Vers « l’externalisation de l’asile »

Claudie Lesselier milite au sein du Réseau pour l’autonomie des femmes immigrées et réfugiées (RAJFIRE). Elle nous donne quelques précisions sur le droit d’asile et son sentiment sur l’attitude des États européens.

La reconnaissance du droit d’asile pour les femmes et pour les personnes homosexuelles est très récente ; pourquoi ?
Claudie Lesselier: C’est plus exactement la reconnaissance des femmes comme un groupe social au sens de la convention de Genève qui est récente. Au terme d’une série de décisions de la Commission de Recours des Réfugiés, des personnes ont été reconnues persécutées au motif de leur transsexualité, de leur homosexualité puis enfin de leur genre. C’est en 2001 qu’est accordé pour la première fois l’asile à un couple malien ayant refusé de soumettre sa fille à la pratique de l’excision. Par ailleurs, une autre question essentielle dans la reconnaissance du droit d’asile est celle de l’auteur des persécutions. En France, on avait tendance à l’accorder que dans les cas où les persécutions étaient le fait de l’état. Or, dans les cas des violences exercées à l’encontre des femmes ou des homosexuels, il s’agit souvent du fait de la communauté. En réalité, la Convention de Genève dit que pour obtenir le statut de réfugié, on doit ne pas être en mesure de se réclamer de la protection de son État.

Le problème du traitement des femmes et des homosexuels pose la question du relativisme culturel…
Oui, cette question est au cœur du débat politique et intellectuel sur l’asile. Le relativisme culturel est très souvent présent de manière implicite dans l’évaluation des demandes d’asile ; cela peut conduire à sous-estimer les contraintes qui pèsent sur les demandeurs, les difficultés qu’ils connaissent pour échapper à l’oppression. En ce qui concerne l’homosexualité, la difficulté est d’évaluer la situation des demandeurs dans leur pays : on regarde pour cela le niveau de répression à leur égard, si l’homosexualité est sanctionnée dans le code pénal… L’OFPRA examine chaque affaire au cas par cas.

L’OFPRA est-elle une institution indépendante ?
L’OFPRA est sous la tutelle du ministère des Affaires étrangères et depuis peu sous celle du ministère de l’immigration. Ses dirigeants sont des hauts fonctionnaires liés au pouvoir politique. Ils ont assimilé l’idée que la majorité des demandeurs d’asile seraient des faux demandeurs d’asile. Cette thématique des faux réfugiés est arrivée dans les années 80, alors que le nombre de demandes augmentait.

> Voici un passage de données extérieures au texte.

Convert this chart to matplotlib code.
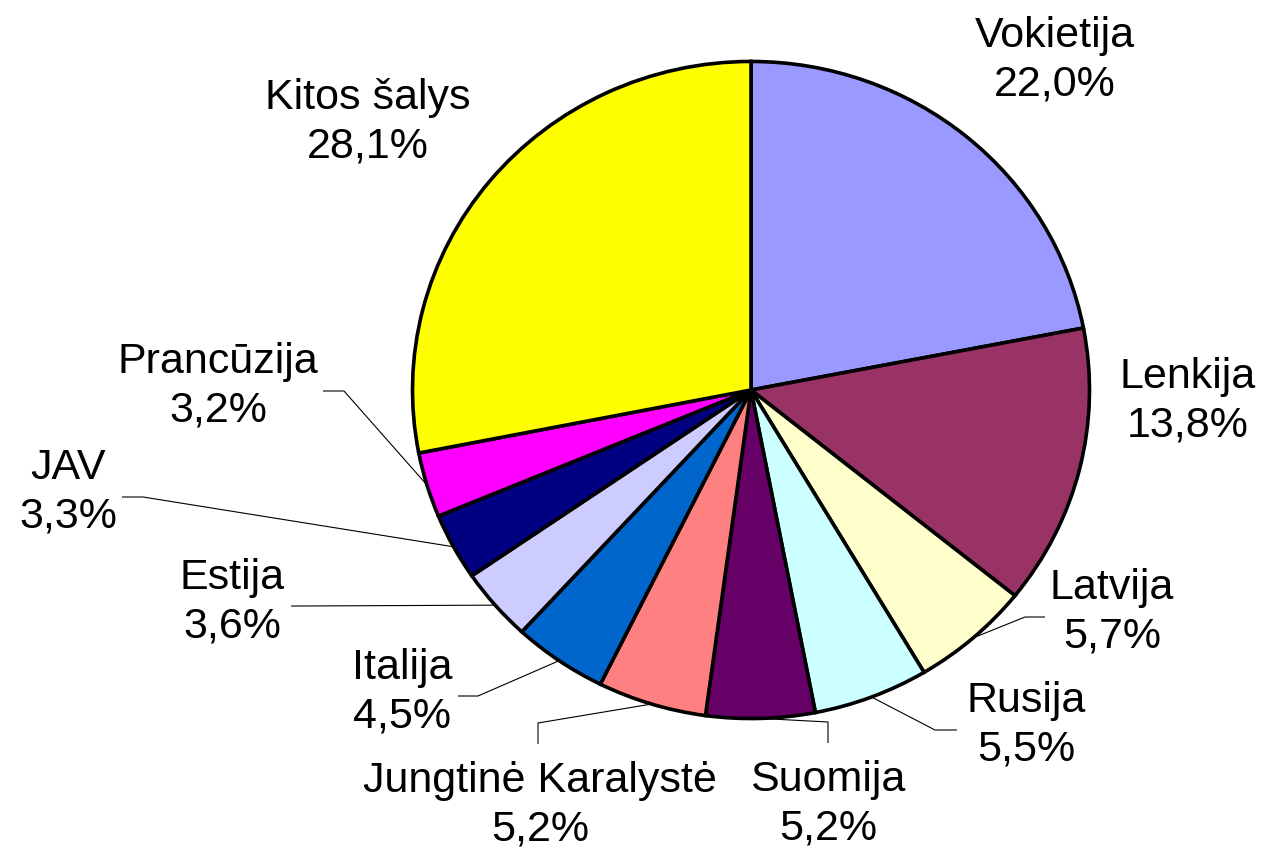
import matplotlib
matplotlib.use('Agg')
import matplotlib.pyplot as plt
import numpy as np

# export shares by country, clockwise from the top
countries = ['Vokietija', 'Lenkija', 'Latvija', 'Rusija', 'Suomija',
             'Jungtinė Karalystė', 'Italija', 'Estija', 'JAV', 'Prancūzija',
             'Kitos šalys']
shares = [22.0, 13.8, 5.7, 5.5, 5.2, 5.2, 4.5, 3.6, 3.3, 3.2, 28.1]
colors = ['#9999FF', '#993366', '#FFFFCC', '#CCFFFF', '#660066', '#FF8080',
          '#0066CC', '#CCCCFF', '#000080', '#FF00FF', '#FFFF00']

# layout, in image pixels (origin top left)
W, H = 1264, 852
CX, CY = 751, 390
R = 338.5            # horizontal radius
K = 340.0 / 330.0    # pie is slightly squashed vertically
label_pos = [(1055, 60), (1188, 401), (1112, 612), (1026, 725), (828, 804),
             (540, 805), (402, 692), (232, 602), (68, 492), (218, 386),
             (368, 122)]
# leader lines: elbow and end point, None where there is no leader
leaders = [None, None,
           ((1025, 617), (1045, 617)),
           ((935, 730), (957, 730)),
           ((828, 722), (828, 743)),
           ((538, 723), (538, 744)),
           ((478, 696), (458, 696)),
           ((300, 606), (291, 606)),
           ((143, 497), (122, 497)),
           ((344, 391), (323, 391)),
           None]

plt.rcParams['font.family'] = ['Liberation Sans', 'DejaVu Sans']

fig = plt.figure(figsize=(W / 100.0, H / 100.0), dpi=100)
ax = fig.add_axes([0, 0, 1, 1])

def px(x, y):
    # image pixel -> data coords (y runs down, scaled)
    return x, y * K

# y axis inverted, so counterclock in data is clockwise on screen
ax.pie(shares, colors=colors, startangle=270, counterclock=True,
       center=px(CX, CY), radius=R,
       wedgeprops=dict(edgecolor='black', linewidth=2.6))
ax.set_aspect('auto')
ax.set_xlim(0, W)
ax.set_ylim(H * K, 0)
ax.axis('off')

total = float(sum(shares))
cum = np.cumsum(shares) - np.array(shares) / 2.0
for i, name in enumerate(countries):
    pct = ('%.1f%%' % shares[i]).replace('.', ',')
    tx, ty = px(*label_pos[i])
    ax.text(tx, ty, name + '\n' + pct, ha='center', va='center',
            fontsize=31, linespacing=1.28, color='black')
    if leaders[i] is None:
        continue
    phi = 2 * np.pi * cum[i] / total
    sx = CX + R * np.sin(phi)
    sy = CY - (R / K) * np.cos(phi)
    (ex, ey), (fx, fy) = leaders[i]
    xs = [sx, ex, fx]
    ys = [sy * K, ey * K, fy * K]
    ax.plot(xs, ys, color='black', linewidth=0.8, solid_capstyle='butt')

fig.savefig('out.png', dpi=100, facecolor='white')
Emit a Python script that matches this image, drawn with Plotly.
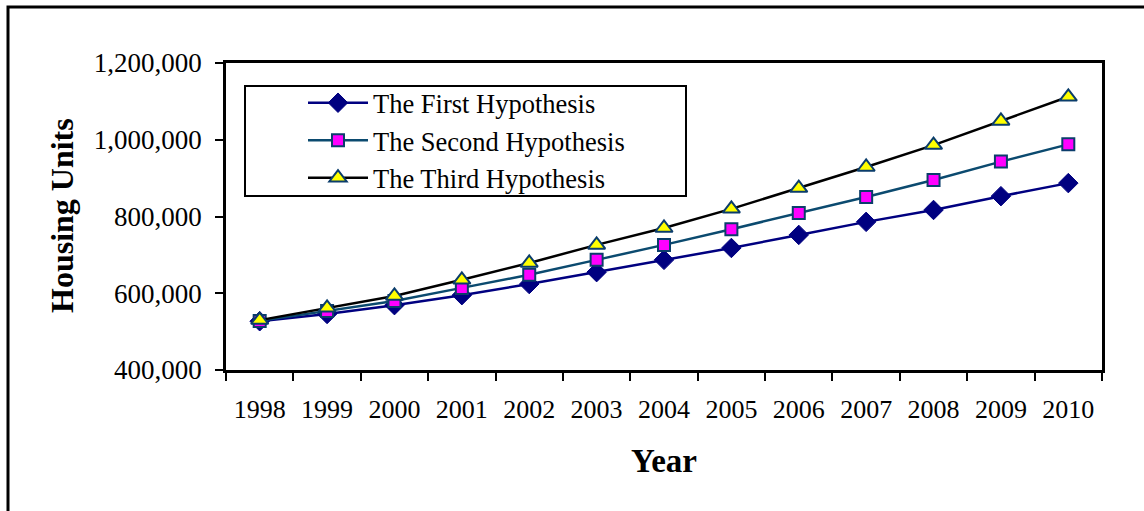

Existe-t-il une politique européenne du droit d’asile ?
Une disposition européenne indique que dans l’espace Schengen, l’asile doit être demandé dans le premier pays que le réfugié traverse. C’est donc en général en Pologne, en Grèce ou en Italie que sont faites les demandes. On assiste à une véritable politique d’externalisation de l’asile, à la création d’un bouclier, qu’on est entrain d’étendre à l’Afrique du Nord en signant des accords avec le Maroc et la Tunisie notamment. Le traitement des demandes par l’OFPRA arrive vraiment en fin de chaine. C’est là que se situent les plus importantes difficultés.